▸ Your objective
Images should be left out, and everything else in the listing reproduced exactly.

▸ Dataset excerpt
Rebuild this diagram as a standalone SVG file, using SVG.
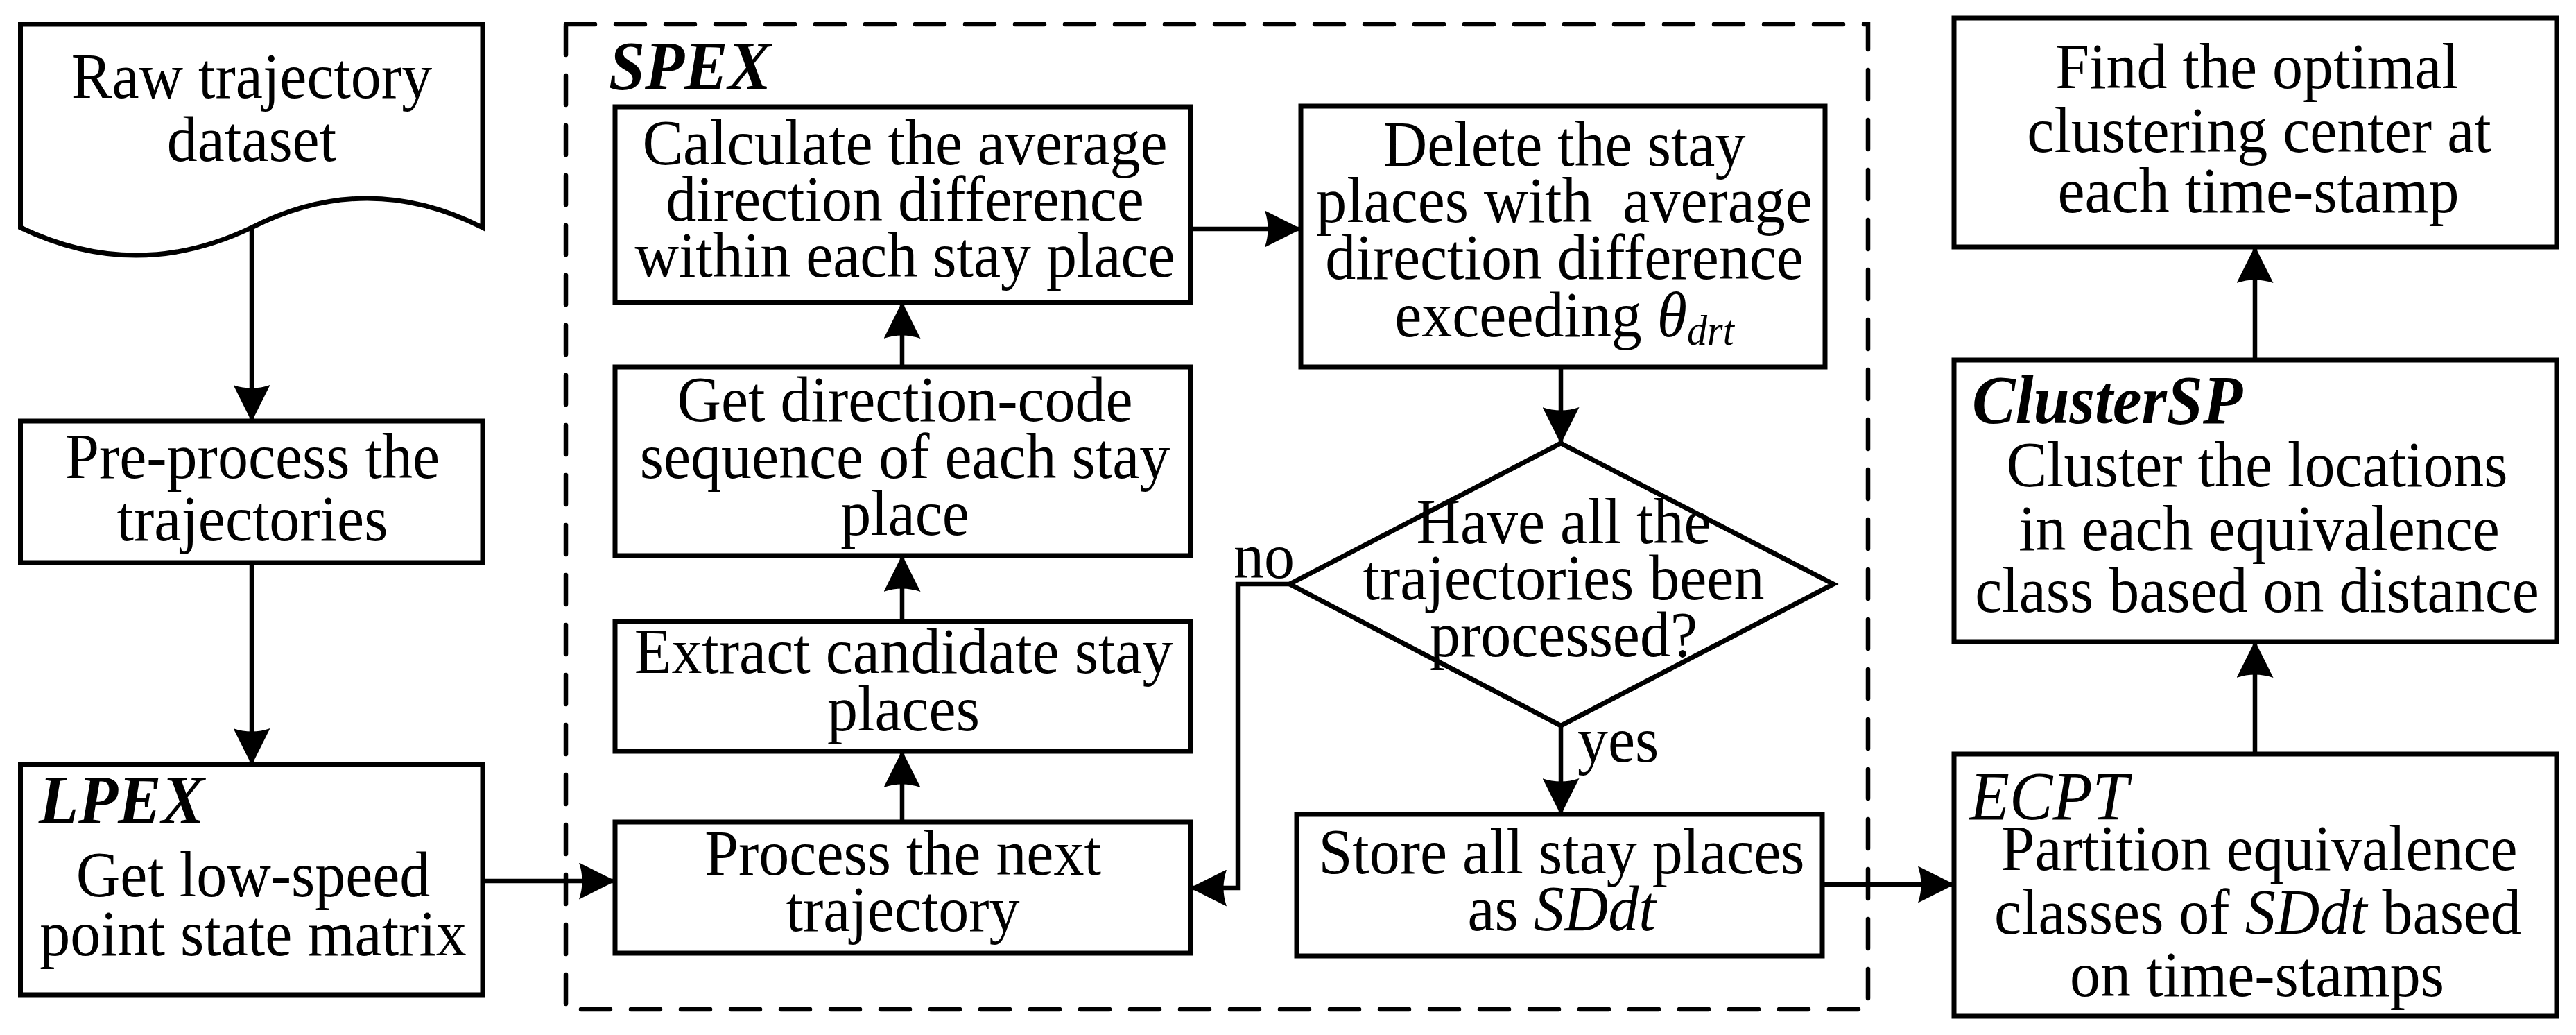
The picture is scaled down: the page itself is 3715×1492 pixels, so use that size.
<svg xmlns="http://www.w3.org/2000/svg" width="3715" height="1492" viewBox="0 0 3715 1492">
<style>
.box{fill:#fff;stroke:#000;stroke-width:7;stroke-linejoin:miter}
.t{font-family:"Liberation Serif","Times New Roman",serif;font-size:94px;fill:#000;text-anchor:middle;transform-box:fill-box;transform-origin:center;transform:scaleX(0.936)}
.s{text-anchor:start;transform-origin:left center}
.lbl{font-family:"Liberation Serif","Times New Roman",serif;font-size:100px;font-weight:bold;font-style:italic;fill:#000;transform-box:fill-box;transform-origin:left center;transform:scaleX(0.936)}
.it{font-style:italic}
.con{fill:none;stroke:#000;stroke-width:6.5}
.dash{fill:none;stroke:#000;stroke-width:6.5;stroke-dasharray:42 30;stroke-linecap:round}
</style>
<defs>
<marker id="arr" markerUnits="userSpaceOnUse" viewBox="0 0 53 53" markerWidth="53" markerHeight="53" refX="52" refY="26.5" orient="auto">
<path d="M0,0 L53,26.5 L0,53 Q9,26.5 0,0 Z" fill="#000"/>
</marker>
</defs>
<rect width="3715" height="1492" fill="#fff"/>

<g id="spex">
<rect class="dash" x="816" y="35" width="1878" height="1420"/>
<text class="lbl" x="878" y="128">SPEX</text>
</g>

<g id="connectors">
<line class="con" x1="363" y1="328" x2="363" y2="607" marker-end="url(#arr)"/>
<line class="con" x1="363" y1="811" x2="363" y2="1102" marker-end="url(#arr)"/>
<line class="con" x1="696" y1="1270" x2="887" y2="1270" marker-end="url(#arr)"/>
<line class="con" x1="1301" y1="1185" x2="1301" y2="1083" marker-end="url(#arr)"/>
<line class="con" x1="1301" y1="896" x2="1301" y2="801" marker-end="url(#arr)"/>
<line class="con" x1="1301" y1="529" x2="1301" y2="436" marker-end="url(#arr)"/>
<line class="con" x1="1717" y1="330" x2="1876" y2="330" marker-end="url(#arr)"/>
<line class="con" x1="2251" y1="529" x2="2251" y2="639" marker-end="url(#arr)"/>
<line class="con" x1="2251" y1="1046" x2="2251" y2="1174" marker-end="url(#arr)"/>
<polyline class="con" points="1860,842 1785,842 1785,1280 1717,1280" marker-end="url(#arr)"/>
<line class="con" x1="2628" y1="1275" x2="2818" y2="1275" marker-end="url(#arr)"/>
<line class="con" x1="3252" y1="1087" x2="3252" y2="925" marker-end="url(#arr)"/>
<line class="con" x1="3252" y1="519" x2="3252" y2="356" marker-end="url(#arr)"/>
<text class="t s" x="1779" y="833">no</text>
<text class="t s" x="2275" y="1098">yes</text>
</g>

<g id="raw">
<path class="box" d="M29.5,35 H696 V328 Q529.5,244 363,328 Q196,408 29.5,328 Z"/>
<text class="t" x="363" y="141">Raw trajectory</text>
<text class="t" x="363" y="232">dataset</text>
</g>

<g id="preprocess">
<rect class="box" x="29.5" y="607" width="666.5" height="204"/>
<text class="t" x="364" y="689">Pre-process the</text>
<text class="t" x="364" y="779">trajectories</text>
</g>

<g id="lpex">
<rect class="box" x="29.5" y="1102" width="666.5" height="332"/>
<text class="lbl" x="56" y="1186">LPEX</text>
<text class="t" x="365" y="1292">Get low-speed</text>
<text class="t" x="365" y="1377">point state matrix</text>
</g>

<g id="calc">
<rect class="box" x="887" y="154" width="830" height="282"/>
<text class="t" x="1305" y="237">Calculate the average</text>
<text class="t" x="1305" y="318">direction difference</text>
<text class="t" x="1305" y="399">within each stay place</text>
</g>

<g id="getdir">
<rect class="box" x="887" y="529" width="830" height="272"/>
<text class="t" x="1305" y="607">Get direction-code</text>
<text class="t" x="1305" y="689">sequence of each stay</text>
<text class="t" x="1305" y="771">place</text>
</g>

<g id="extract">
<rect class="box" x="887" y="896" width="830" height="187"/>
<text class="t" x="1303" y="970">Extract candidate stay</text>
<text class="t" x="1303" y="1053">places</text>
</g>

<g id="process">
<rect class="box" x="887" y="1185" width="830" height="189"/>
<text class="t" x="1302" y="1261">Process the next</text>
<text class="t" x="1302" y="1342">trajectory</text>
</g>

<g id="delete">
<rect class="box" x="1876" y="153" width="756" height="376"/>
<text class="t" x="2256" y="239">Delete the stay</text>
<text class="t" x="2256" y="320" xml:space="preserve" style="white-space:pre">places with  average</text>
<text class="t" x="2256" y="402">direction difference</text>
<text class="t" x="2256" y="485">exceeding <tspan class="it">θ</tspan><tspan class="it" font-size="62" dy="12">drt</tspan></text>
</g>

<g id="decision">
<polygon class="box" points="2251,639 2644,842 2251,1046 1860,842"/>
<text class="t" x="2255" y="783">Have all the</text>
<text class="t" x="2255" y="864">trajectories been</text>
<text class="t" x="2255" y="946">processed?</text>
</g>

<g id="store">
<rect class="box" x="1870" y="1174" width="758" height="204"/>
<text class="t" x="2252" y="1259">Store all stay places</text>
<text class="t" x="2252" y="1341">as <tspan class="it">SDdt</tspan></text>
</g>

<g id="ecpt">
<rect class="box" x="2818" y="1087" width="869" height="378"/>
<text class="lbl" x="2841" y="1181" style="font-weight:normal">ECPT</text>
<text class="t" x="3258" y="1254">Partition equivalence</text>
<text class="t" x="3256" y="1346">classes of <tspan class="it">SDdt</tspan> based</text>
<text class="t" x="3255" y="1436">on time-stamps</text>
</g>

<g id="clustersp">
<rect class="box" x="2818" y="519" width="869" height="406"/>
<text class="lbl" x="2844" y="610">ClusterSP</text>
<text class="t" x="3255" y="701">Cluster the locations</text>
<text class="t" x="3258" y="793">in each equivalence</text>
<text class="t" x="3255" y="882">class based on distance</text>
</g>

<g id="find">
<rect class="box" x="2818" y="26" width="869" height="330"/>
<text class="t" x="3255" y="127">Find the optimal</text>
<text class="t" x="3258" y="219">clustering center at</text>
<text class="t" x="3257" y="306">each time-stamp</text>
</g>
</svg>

▸ Reply
Rebuild this diagram as a standalone SVG file, using SVG.
The picture is scaled down: the page itself is 3715×1492 pixels, so use that size.
<svg xmlns="http://www.w3.org/2000/svg" width="3715" height="1492" viewBox="0 0 3715 1492">
<style>
.box{fill:#fff;stroke:#000;stroke-width:7;stroke-linejoin:miter}
.t{font-family:"Liberation Serif","Times New Roman",serif;font-size:94px;fill:#000;text-anchor:middle;transform-box:fill-box;transform-origin:center;transform:scaleX(0.936)}
.s{text-anchor:start;transform-origin:left center}
.lbl{font-family:"Liberation Serif","Times New Roman",serif;font-size:100px;font-weight:bold;font-style:italic;fill:#000;transform-box:fill-box;transform-origin:left center;transform:scaleX(0.936)}
.it{font-style:italic}
.con{fill:none;stroke:#000;stroke-width:6.5}
.dash{fill:none;stroke:#000;stroke-width:6.5;stroke-dasharray:42 30;stroke-linecap:round}
</style>
<defs>
<marker id="arr" markerUnits="userSpaceOnUse" viewBox="0 0 53 53" markerWidth="53" markerHeight="53" refX="52" refY="26.5" orient="auto">
<path d="M0,0 L53,26.5 L0,53 Q9,26.5 0,0 Z" fill="#000"/>
</marker>
</defs>
<rect width="3715" height="1492" fill="#fff"/>

<g id="spex">
<rect class="dash" x="816" y="35" width="1878" height="1420"/>
<text class="lbl" x="878" y="128">SPEX</text>
</g>

<g id="connectors">
<line class="con" x1="363" y1="328" x2="363" y2="607" marker-end="url(#arr)"/>
<line class="con" x1="363" y1="811" x2="363" y2="1102" marker-end="url(#arr)"/>
<line class="con" x1="696" y1="1270" x2="887" y2="1270" marker-end="url(#arr)"/>
<line class="con" x1="1301" y1="1185" x2="1301" y2="1083" marker-end="url(#arr)"/>
<line class="con" x1="1301" y1="896" x2="1301" y2="801" marker-end="url(#arr)"/>
<line class="con" x1="1301" y1="529" x2="1301" y2="436" marker-end="url(#arr)"/>
<line class="con" x1="1717" y1="330" x2="1876" y2="330" marker-end="url(#arr)"/>
<line class="con" x1="2251" y1="529" x2="2251" y2="639" marker-end="url(#arr)"/>
<line class="con" x1="2251" y1="1046" x2="2251" y2="1174" marker-end="url(#arr)"/>
<polyline class="con" points="1860,842 1785,842 1785,1280 1717,1280" marker-end="url(#arr)"/>
<line class="con" x1="2628" y1="1275" x2="2818" y2="1275" marker-end="url(#arr)"/>
<line class="con" x1="3252" y1="1087" x2="3252" y2="925" marker-end="url(#arr)"/>
<line class="con" x1="3252" y1="519" x2="3252" y2="356" marker-end="url(#arr)"/>
<text class="t s" x="1779" y="833">no</text>
<text class="t s" x="2275" y="1098">yes</text>
</g>

<g id="raw">
<path class="box" d="M29.5,35 H696 V328 Q529.5,244 363,328 Q196,408 29.5,328 Z"/>
<text class="t" x="363" y="141">Raw trajectory</text>
<text class="t" x="363" y="232">dataset</text>
</g>

<g id="preprocess">
<rect class="box" x="29.5" y="607" width="666.5" height="204"/>
<text class="t" x="364" y="689">Pre-process the</text>
<text class="t" x="364" y="779">trajectories</text>
</g>

<g id="lpex">
<rect class="box" x="29.5" y="1102" width="666.5" height="332"/>
<text class="lbl" x="56" y="1186">LPEX</text>
<text class="t" x="365" y="1292">Get low-speed</text>
<text class="t" x="365" y="1377">point state matrix</text>
</g>

<g id="calc">
<rect class="box" x="887" y="154" width="830" height="282"/>
<text class="t" x="1305" y="237">Calculate the average</text>
<text class="t" x="1305" y="318">direction difference</text>
<text class="t" x="1305" y="399">within each stay place</text>
</g>

<g id="getdir">
<rect class="box" x="887" y="529" width="830" height="272"/>
<text class="t" x="1305" y="607">Get direction-code</text>
<text class="t" x="1305" y="689">sequence of each stay</text>
<text class="t" x="1305" y="771">place</text>
</g>

<g id="extract">
<rect class="box" x="887" y="896" width="830" height="187"/>
<text class="t" x="1303" y="970">Extract candidate stay</text>
<text class="t" x="1303" y="1053">places</text>
</g>

<g id="process">
<rect class="box" x="887" y="1185" width="830" height="189"/>
<text class="t" x="1302" y="1261">Process the next</text>
<text class="t" x="1302" y="1342">trajectory</text>
</g>

<g id="delete">
<rect class="box" x="1876" y="153" width="756" height="376"/>
<text class="t" x="2256" y="239">Delete the stay</text>
<text class="t" x="2256" y="320" xml:space="preserve" style="white-space:pre">places with  average</text>
<text class="t" x="2256" y="402">direction difference</text>
<text class="t" x="2256" y="485">exceeding <tspan class="it">θ</tspan><tspan class="it" font-size="62" dy="12">drt</tspan></text>
</g>

<g id="decision">
<polygon class="box" points="2251,639 2644,842 2251,1046 1860,842"/>
<text class="t" x="2255" y="783">Have all the</text>
<text class="t" x="2255" y="864">trajectories been</text>
<text class="t" x="2255" y="946">processed?</text>
</g>

<g id="store">
<rect class="box" x="1870" y="1174" width="758" height="204"/>
<text class="t" x="2252" y="1259">Store all stay places</text>
<text class="t" x="2252" y="1341">as <tspan class="it">SDdt</tspan></text>
</g>

<g id="ecpt">
<rect class="box" x="2818" y="1087" width="869" height="378"/>
<text class="lbl" x="2841" y="1181" style="font-weight:normal">ECPT</text>
<text class="t" x="3258" y="1254">Partition equivalence</text>
<text class="t" x="3256" y="1346">classes of <tspan class="it">SDdt</tspan> based</text>
<text class="t" x="3255" y="1436">on time-stamps</text>
</g>

<g id="clustersp">
<rect class="box" x="2818" y="519" width="869" height="406"/>
<text class="lbl" x="2844" y="610">ClusterSP</text>
<text class="t" x="3255" y="701">Cluster the locations</text>
<text class="t" x="3258" y="793">in each equivalence</text>
<text class="t" x="3255" y="882">class based on distance</text>
</g>

<g id="find">
<rect class="box" x="2818" y="26" width="869" height="330"/>
<text class="t" x="3255" y="127">Find the optimal</text>
<text class="t" x="3258" y="219">clustering center at</text>
<text class="t" x="3257" y="306">each time-stamp</text>
</g>
</svg>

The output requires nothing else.